La crise politique en France. De la République à la démocratie totalitaire

Philippe Brindet - 11 Avril 2023

Tout le monde en est d'accord. La France subit la plus grave crise politique depuis longtemps [1]. Et cette crise politique pourrait être à la racine de toutes les autres crises à cause de l'importance démesurée que l'Etat a pris dans la vie réelle des gens réels.

La République française s'est éteinte sans que les Français s'en soient aperçus

Un seul signe : quand on parle du régime politique en France, on claironne qu'il s'agit d'une "démocratie libérale", en ce que la "démocratie libérale" s'oppose à l'autoritarisme autocratique d'une Chine ou d'une Russie, nations considérées par les "bonnes âmes" avec un dégoût marqué. Mais que le régime de la France fut une République semble une évidence limitée à une inscription gravée sur les frontons des palais nationaux. Lors de la lente décadence de la politique en France, le terme de "République" a été tenue pour synonyme de "démocratie". Et on a finalement complètement enterré et la République et sa réalité.

Quand la France était-elle encore une République ? Qui est responsable de l'extinction de la République ? Voilà le genre de question qui aujourd'hui est sans réponse. On peut estimer qu'il faut distinguer entre la réalité du régime républicain et son idéalisation. On peut alors s'accorder sur l'estimation que la République française, telle qu'elle a été été théoriquement déterminée par la Cinquième Constitution adoptée, était une République théorique qui n'a probablement jamais existée.

Mais, dès les premières années du règne quasi-monarchique de François Mitterrand, les politiciens française évoquaient encore l'ombre de la République. C'est vraisemblablement pendant ces années Mitterrand que la République a disparue totalement. Remplacée par un régime étatique totalitaire qui se levait lentement à l'abri des apparences de la République agonisante. Lorsque Chirac est parvenu au pouvoir, la république n'existait probablement plus.

Peut être peut-on établir son acte de décès au référendum de 2005 sur l'Union Européenne du Traité de Maastricht, référendum essentiel au fonctionnement d'une République définie par la Constitution encore en vigueur, mais qui a été autoritairement annulé par la coalition des trois pouvoirs caractéristiques de la République : le législateur, le juge et l'exécutif. Leur terminale fusion par cette coalition marque le meurtre de la République puisque leur indépendances relatives sont essentielles pour assurer l'existence d'une République.

La chose étrange est que les Français ont assisté à l'enterrement de la République. Le Non exprimé par le Peuple français au référendum d'association à l'Union européenne, dit de Maastricht a été écarté par l'oligarchie.

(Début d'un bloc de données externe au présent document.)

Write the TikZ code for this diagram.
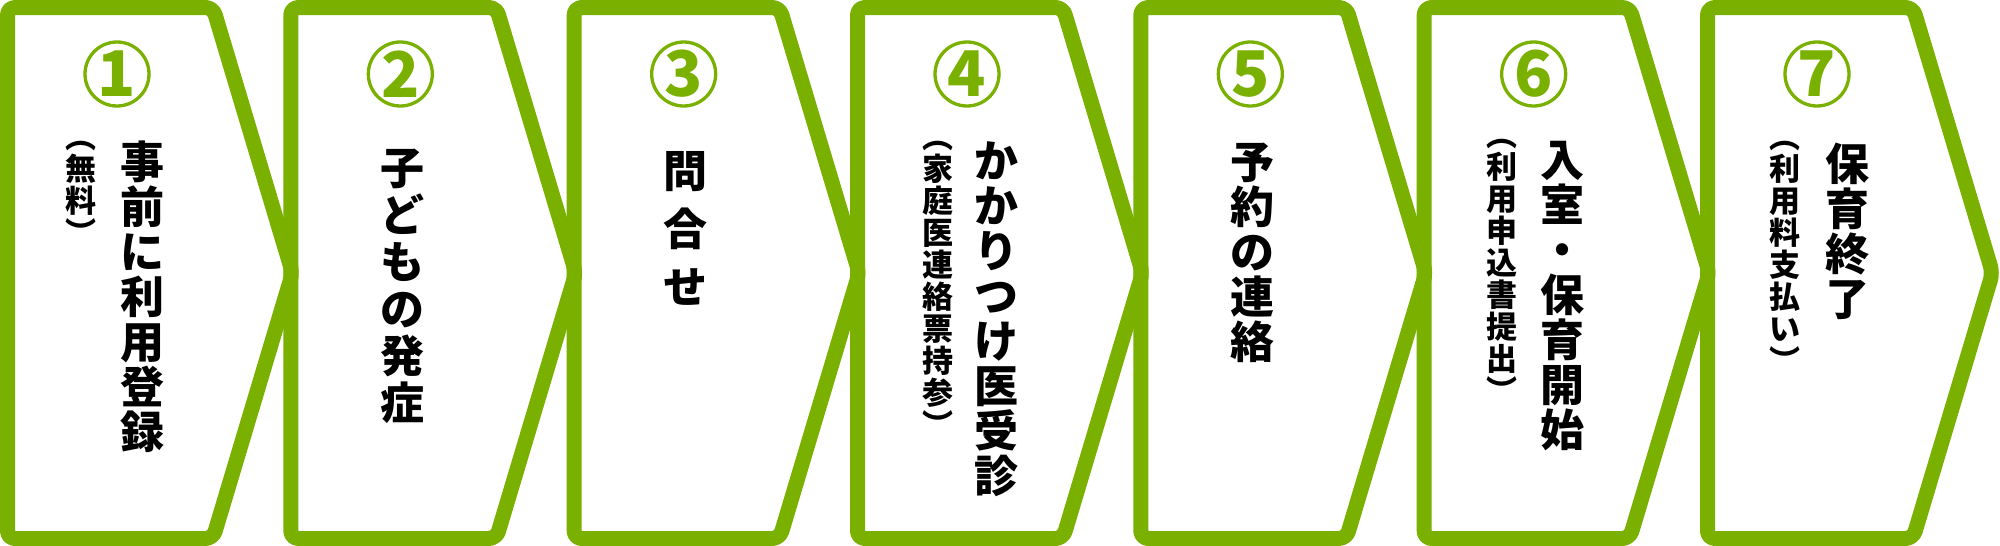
\documentclass[tikz,border=0pt]{standalone}
\usepackage{fontspec}
\setmainfont{Noto Sans CJK JP}
\usetikzlibrary{positioning,calc}
\definecolor{stepCol}{HTML}{7AB100}
\tikzstyle{chevron}=[draw=stepCol, line width=15pt, line join=round, rounded corners=7.5pt]
\tikzstyle{numcircle}=[circle, draw=stepCol, line width=3.3pt, minimum size=64pt, inner sep=0pt, text=stepCol, font=\bfseries\fontsize{63}{63}\selectfont]
\tikzstyle{mainlabel}=[anchor=north, inner sep=0pt, align=center, font=\bfseries\fontsize{44}{45}\selectfont]
\tikzstyle{sublabel}=[anchor=north, inner sep=0pt, align=center, font=\bfseries\fontsize{31}{32}\selectfont]
\tikzset{Step/.pic={\tikzset{/stepblock/.cd,#1}
        % CHEVRON OUTLINE (centre line of the stroke)
        \draw [chevron] (7.5,7.5) -- (213,7.5) -- (292.5,273) -- (213,538.5) -- (7.5,538.5) -- cycle;
        % STEP NUMBER
        \node [numcircle] (\name-num) at (117,74) {\stepnum};
        % ANCHOR for the text columns
        \coordinate (\name-top) at (117,141);
    },
    /stepblock/.search also={/tikz},
    /stepblock/.cd,
    name/.store in=\name, num/.store in=\stepnum,
    name=, num=1,
}

\begin{document}
\begin{tikzpicture}[x=1pt, y=-1pt]

    \fill[white] (0,0) rectangle (2000,546);
    \useasboundingbox (0,0) rectangle (2000,546);

    % ==== STEPS ====
    \pic at (0,0)       {Step={name=s1, num=1}};
    \pic at (283.33,0)  {Step={name=s2, num=2}};
    \pic at (566.67,0)  {Step={name=s3, num=3}};
    \pic at (850,0)     {Step={name=s4, num=4}};
    \pic at (1133.33,0) {Step={name=s5, num=5}};
    \pic at (1416.67,0) {Step={name=s6, num=6}};
    \pic at (1700,0)    {Step={name=s7, num=7}};

    % ==== LABELS ====
    \node[mainlabel] (s1-main) at ($(s1-top) + (25,0)$) {事\\前\\に\\利\\用\\登\\録};
    \node[sublabel]  (s1-sub)  at ($(s1-top) + (-36,0)$) {︵\\無\\料\\︶};

    \node[mainlabel, font=\bfseries\fontsize{44}{47}\selectfont] (s2-main) at ($(s2-top) + (2,8)$) {子\\ど\\も\\の\\発\\症};

    \node[mainlabel, font=\bfseries\fontsize{44}{58}\selectfont] (s3-main) at ($(s3-top) + (2,10)$) {問\\合\\せ};

    \node[mainlabel] (s4-main) at ($(s4-top) + (29,0)$) {か\\か\\り\\つ\\け\\医\\受\\診};
    \node[sublabel]  (s4-sub)  at ($(s4-top) + (-29,0)$) {︵\\家\\庭\\医\\連\\絡\\票\\持\\参\\︶};

    \node[mainlabel] (s5-main) at ($(s5-top) + (2,2)$) {予\\約\\の\\連\\絡};

    \node[mainlabel] (s6-main) at ($(s6-top) + (29,0)$) {入\\室\\・\\保\\育\\開\\始};
    \node[sublabel]  (s6-sub)  at ($(s6-top) + (-32,-2)$) {︵\\利\\用\\申\\込\\書\\提\\出\\︶};

    \node[mainlabel] (s7-main) at ($(s7-top) + (30,2)$) {保\\育\\終\\了};
    \node[sublabel]  (s7-sub)  at ($(s7-top) + (-32,0)$) {︵\\利\\用\\料\\支\\払\\い\\︶};

\end{tikzpicture}
\end{document}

Malgré le mécontentement certain du peuple, le pouvoir législatif français a été sommé - Sarkozy régnant - d'adopter le Traité de Maastricht a nom du Peuple français, qui avait pourtant dit Non. Ce qu'il a fait. Mais au lieu de se révolter d'une manière ou d'une autre, la plupart des Français ont préféré se retirer des institutions républicaines, prévues par la Constitution. D'abord et avant tout en refusant de se rendre aux urnes lors des élections encore fictivement organisées.

Reviendraient-ils aux urnes que celà seul ne suffirait pas à engager un retour de la République.

On sait que le coeur de la République est assurée par la Loi. Or, celle-ci a été entièrement remplacée par :

  • l'influence américaine qui impose ses normes par des mesures économiques ou financières ;
  • l'influence européiste dont les réglements sont supérieurs aux lois de la République ;
  • l'influence de la caste des hyper-milliardaires qui recrutent eux-mêmes les politiciens de pouvoir et les hauts fonctionnaires ;
  • l'influence des cabinets de conseil américains qui sont capables d'imposer des comportements aux populations sans recourir à la loi (le nudge).

La Démocratie française a été pervertie avec l'approbation massive des Français.

Mais la destruction de la République s'est doublée d'une remarquable perversion de la démocratie. Dans la Constitution de la Cinquième République, la démocratie est l'une des qualités essentielles de la République (article 3). On note que cette Constitution est établie par la Nation française [2]. De ce fait, la République française est une république nationale, constituée par et pour un peuple français.Il est donc naturel qu'elle se définisse comme démocratique. Mais, de là, la référence à la démocratie est devenue trompeuse.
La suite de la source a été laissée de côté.